XME, the SPDR S&P Metals & Mining ETF, heads into July with a striking split: short sellers rebuilt positions aggressively through June even as the fund dropped 14.6% over the month, and the borrow market has now tightened to one of its most constrained readings of the past year.
The lending story is the sharpest angle this week. Availability has collapsed to just 8.7% — meaning for every share currently lent out, barely one-twelfth remains available to borrow. Three weeks ago, on June 10, availability was running above 190%. The shift has been rapid and sustained: since June 22 the borrow pool has been effectively fully used on most sessions, with cost to borrow climbing 24% over the week to close at 2.0% annualised. That cost is still modest in absolute terms, but the direction is clear. The lending market is tight in a way it was not at the start of June.
Short interest itself tells a nuanced story. At 18.1% of free float, the short position is genuinely large for an ETF product. Over the past month it climbed about 12%, with the bulk of the build concentrated in the first three weeks of June. This week, however, shorts trimmed — positions fell roughly 10% week-on-week to around 5 million shares. That partial unwind, against a backdrop of nearly exhausted availability, creates a tension: the bears who want to press the trade further face a borrow market that is actively fighting them.
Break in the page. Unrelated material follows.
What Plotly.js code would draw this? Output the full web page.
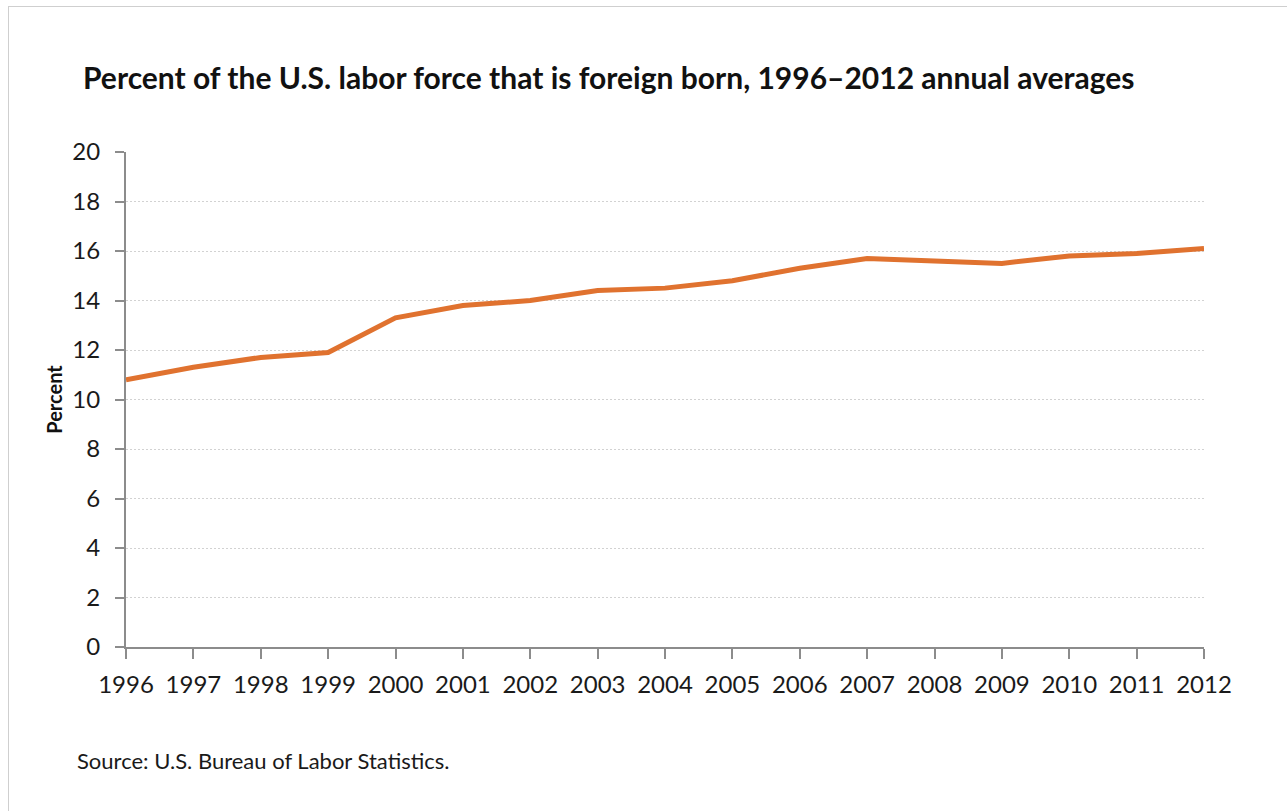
<!DOCTYPE html>
<html>
<head>
<meta charset="utf-8">
<script src="https://cdn.plot.ly/plotly-3.0.1.min.js"></script>
<style>
  html, body { margin: 0; padding: 0; background: #ffffff; }
  #chart { width: 1287px; height: 811px; }
  #frame { position: absolute; left: 8px; top: 6px; width: 1400px; height: 900px;
           border-left: 1px solid #cfcfcf; border-top: 1px solid #cfcfcf; pointer-events: none; }
</style>
</head>
<body>
<div id="chart"></div>
<div id="frame"></div>
<script>
const years = [1996, 1997, 1998, 1999, 2000, 2001, 2002, 2003, 2004, 2005, 2006, 2007, 2008, 2009, 2010, 2011, 2012];
const percentForeignBorn = [10.8, 11.3, 11.7, 11.9, 13.3, 13.8, 14.0, 14.4, 14.5, 14.8, 15.3, 15.7, 15.6, 15.5, 15.8, 15.9, 16.1];
const yTicks = [0, 2, 4, 6, 8, 10, 12, 14, 16, 18, 20];
const titleText = "Percent of the U.S. labor force that is foreign born, 1996–2012 annual averages";
const yTitleText = "Percent";
const sourceText = "Source: U.S. Bureau of Labor Statistics.";

const font = "Lato, 'Open Sans', sans-serif";

const trace = {
  x: years,
  y: percentForeignBorn,
  type: "scatter",
  mode: "lines",
  line: { color: "#E0722F", width: 5 },
  hoverinfo: "x+y"
};

const layout = {
  width: 1287,
  height: 811,
  autosize: false,
  margin: { l: 126, r: 83, t: 152, b: 164 },
  paper_bgcolor: "#ffffff",
  plot_bgcolor: "#ffffff",
  showlegend: false,
  font: { family: font, color: "#1a1a1a" },
  title: {
    text: "<b>" + titleText + "</b>",
    font: { family: font, size: 30, color: "#111111" },
    x: 83 / 1287, xanchor: "left", xref: "container",
    y: 1 - 78 / 811, yanchor: "middle", yref: "container"
  },
  xaxis: {
    range: [1996, 2012],
    tickvals: years,
    ticktext: years.map(String),
    showgrid: false,
    zeroline: false,
    showline: true,
    linecolor: "#8c8c8c",
    linewidth: 2,
    ticks: "outside",
    ticklen: 10,
    tickwidth: 2,
    tickcolor: "#8c8c8c",
    ticklabelstandoff: 5,
    tickfont: { family: font, size: 24, color: "#1a1a1a" },
    fixedrange: true
  },
  yaxis: {
    range: [0, 20],
    tickvals: yTicks,
    ticktext: yTicks.map(String),
    showgrid: true,
    gridcolor: "#d2d2d2",
    griddash: "2px,2px",
    gridwidth: 1,
    zeroline: false,
    showline: true,
    linecolor: "#8c8c8c",
    linewidth: 2,
    ticks: "outside",
    ticklen: 9,
    tickwidth: 2,
    tickcolor: "#8c8c8c",
    ticklabelstandoff: 10,
    tickfont: { family: font, size: 24, color: "#1a1a1a" },
    title: {
      text: "<b>" + yTitleText + "</b>",
      font: { family: font, size: 20, color: "#111111" },
      standoff: 4
    },
    fixedrange: true
  },
  annotations: [
    {
      text: sourceText,
      xref: "paper", yref: "paper",
      x: (75 - 126) / 1078, y: (647 - 760) / 495,
      xanchor: "left", yanchor: "middle",
      showarrow: false,
      font: { family: font, size: 22, color: "#1a1a1a" }
    }
  ]
};

Plotly.newPlot("chart", [trace], layout, { displayModeBar: false, staticPlot: true });
</script>
</body>
</html>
Options positioning has shifted more defensive at the same time. The put/call ratio closed the week at 1.02, a notch above its 20-day average of 0.91 and roughly one standard deviation elevated. That is not an extreme reading — the 52-week high is 2.45 — but it marks a clear break from the 0.82–0.83 range that held through most of early June. The options market is pricing in more caution than a month ago, consistent with the broader price slide.
The ORTEX short score of 67.5 places XME in firmly elevated territory on a percentile basis, and the score has been sticky in the 67–68 range for the past two weeks after jumping sharply higher from 62 in mid-June. That jump, from June 17 to June 18, coincided with a wave of new short supply entering the market before availability began its subsequent collapse. The score's persistence near 68 reflects the combination of high SI, tight availability, and rising borrow cost — three factors that tend to cluster when a short trade becomes structurally stressed.
The key dynamic to monitor is whether availability tightens further from its current 8.7% reading toward the 52-week low of 3.0%, and whether that pressure forces more short covering or simply caps new supply — the difference between a gentle unwind and a more disorderly squeeze.